>> Start
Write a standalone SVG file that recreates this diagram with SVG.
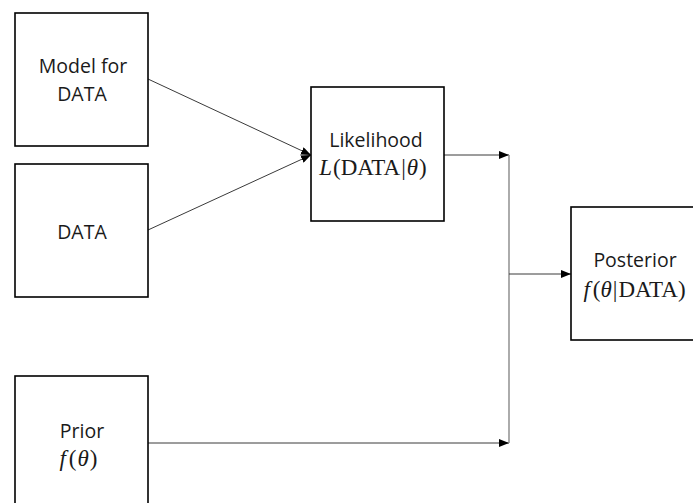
<svg xmlns="http://www.w3.org/2000/svg" width="693" height="503" viewBox="0 0 693 503">
<style>
.box{fill:#fff;stroke:#000;stroke-width:1.6}
.t{font-family:"Open Sans","Noto Sans",sans-serif;font-size:19.5px;fill:#1a1a1a;text-anchor:middle}
.m{font-family:"Liberation Serif","DejaVu Serif",serif;font-size:23px;fill:#1a1a1a;text-anchor:middle}
.c{fill:none;stroke:#3a3a3a;stroke-width:1}
.g{fill:none;stroke:#888;stroke-width:1.4}
</style>
<defs>
<marker id="ah" viewBox="0 0 10 8" refX="10" refY="4" markerWidth="10" markerHeight="8" markerUnits="userSpaceOnUse" orient="auto">
<path d="M0,0L10,4L0,8z" fill="#000"/>
</marker>
</defs>
<rect width="693" height="503" fill="#fff"/>
<g id="connectors">
<line class="c" x1="148" y1="79" x2="311" y2="155" marker-end="url(#ah)"/>
<line class="c" x1="148" y1="230" x2="311" y2="155" marker-end="url(#ah)"/>
<line class="c" x1="444" y1="155" x2="509" y2="155" marker-end="url(#ah)"/>
<line class="c" x1="148" y1="443" x2="509" y2="443" marker-end="url(#ah)"/>
<line class="g" x1="509" y1="155" x2="509" y2="443"/>
<line class="c" x1="509" y1="274" x2="571" y2="274" marker-end="url(#ah)"/>
</g>
<g id="model">
<rect class="box" x="15" y="13" width="133" height="133"/>
<text class="t" x="83" y="73">Model for</text>
<text class="t" x="82" y="101">DATA</text>
</g>
<g id="data">
<rect class="box" x="15" y="164" width="133" height="133"/>
<text class="t" x="82" y="239">DATA</text>
</g>
<g id="likelihood">
<rect class="box" x="311" y="87" width="133" height="134"/>
<text class="t" x="376" y="147">Likelihood</text>
<text class="m" x="373" y="175"><tspan font-style="italic">L</tspan><tspan dx="1">(DATA</tspan><tspan dx="1">|</tspan><tspan dx="1" font-style="italic">θ</tspan><tspan dx="1">)</tspan></text>
</g>
<g id="posterior">
<rect class="box" x="571" y="207" width="133" height="133"/>
<text class="t" x="635" y="267">Posterior</text>
<text class="m" x="634.5" y="297"><tspan font-style="italic">f</tspan><tspan dx="3">(</tspan><tspan font-style="italic">θ</tspan><tspan dx="1">|</tspan><tspan dx="1">DATA)</tspan></text>
</g>
<g id="prior">
<rect class="box" x="15" y="376" width="133" height="133"/>
<text class="t" x="82" y="438">Prior</text>
<text class="m" x="78.5" y="466"><tspan font-style="italic">f</tspan><tspan dx="3">(</tspan><tspan dx="1" font-style="italic">θ</tspan><tspan dx="1">)</tspan></text>
</g>
</svg>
>> End
__Task requirements__. Without the pictures, retype the whole of the material above exactly.

__Worked answer__.
Write a standalone SVG file that recreates this diagram with SVG.
<svg xmlns="http://www.w3.org/2000/svg" width="693" height="503" viewBox="0 0 693 503">
<style>
.box{fill:#fff;stroke:#000;stroke-width:1.6}
.t{font-family:"Open Sans","Noto Sans",sans-serif;font-size:19.5px;fill:#1a1a1a;text-anchor:middle}
.m{font-family:"Liberation Serif","DejaVu Serif",serif;font-size:23px;fill:#1a1a1a;text-anchor:middle}
.c{fill:none;stroke:#3a3a3a;stroke-width:1}
.g{fill:none;stroke:#888;stroke-width:1.4}
</style>
<defs>
<marker id="ah" viewBox="0 0 10 8" refX="10" refY="4" markerWidth="10" markerHeight="8" markerUnits="userSpaceOnUse" orient="auto">
<path d="M0,0L10,4L0,8z" fill="#000"/>
</marker>
</defs>
<rect width="693" height="503" fill="#fff"/>
<g id="connectors">
<line class="c" x1="148" y1="79" x2="311" y2="155" marker-end="url(#ah)"/>
<line class="c" x1="148" y1="230" x2="311" y2="155" marker-end="url(#ah)"/>
<line class="c" x1="444" y1="155" x2="509" y2="155" marker-end="url(#ah)"/>
<line class="c" x1="148" y1="443" x2="509" y2="443" marker-end="url(#ah)"/>
<line class="g" x1="509" y1="155" x2="509" y2="443"/>
<line class="c" x1="509" y1="274" x2="571" y2="274" marker-end="url(#ah)"/>
</g>
<g id="model">
<rect class="box" x="15" y="13" width="133" height="133"/>
<text class="t" x="83" y="73">Model for</text>
<text class="t" x="82" y="101">DATA</text>
</g>
<g id="data">
<rect class="box" x="15" y="164" width="133" height="133"/>
<text class="t" x="82" y="239">DATA</text>
</g>
<g id="likelihood">
<rect class="box" x="311" y="87" width="133" height="134"/>
<text class="t" x="376" y="147">Likelihood</text>
<text class="m" x="373" y="175"><tspan font-style="italic">L</tspan><tspan dx="1">(DATA</tspan><tspan dx="1">|</tspan><tspan dx="1" font-style="italic">θ</tspan><tspan dx="1">)</tspan></text>
</g>
<g id="posterior">
<rect class="box" x="571" y="207" width="133" height="133"/>
<text class="t" x="635" y="267">Posterior</text>
<text class="m" x="634.5" y="297"><tspan font-style="italic">f</tspan><tspan dx="3">(</tspan><tspan font-style="italic">θ</tspan><tspan dx="1">|</tspan><tspan dx="1">DATA)</tspan></text>
</g>
<g id="prior">
<rect class="box" x="15" y="376" width="133" height="133"/>
<text class="t" x="82" y="438">Prior</text>
<text class="m" x="78.5" y="466"><tspan font-style="italic">f</tspan><tspan dx="3">(</tspan><tspan dx="1" font-style="italic">θ</tspan><tspan dx="1">)</tspan></text>
</g>
</svg>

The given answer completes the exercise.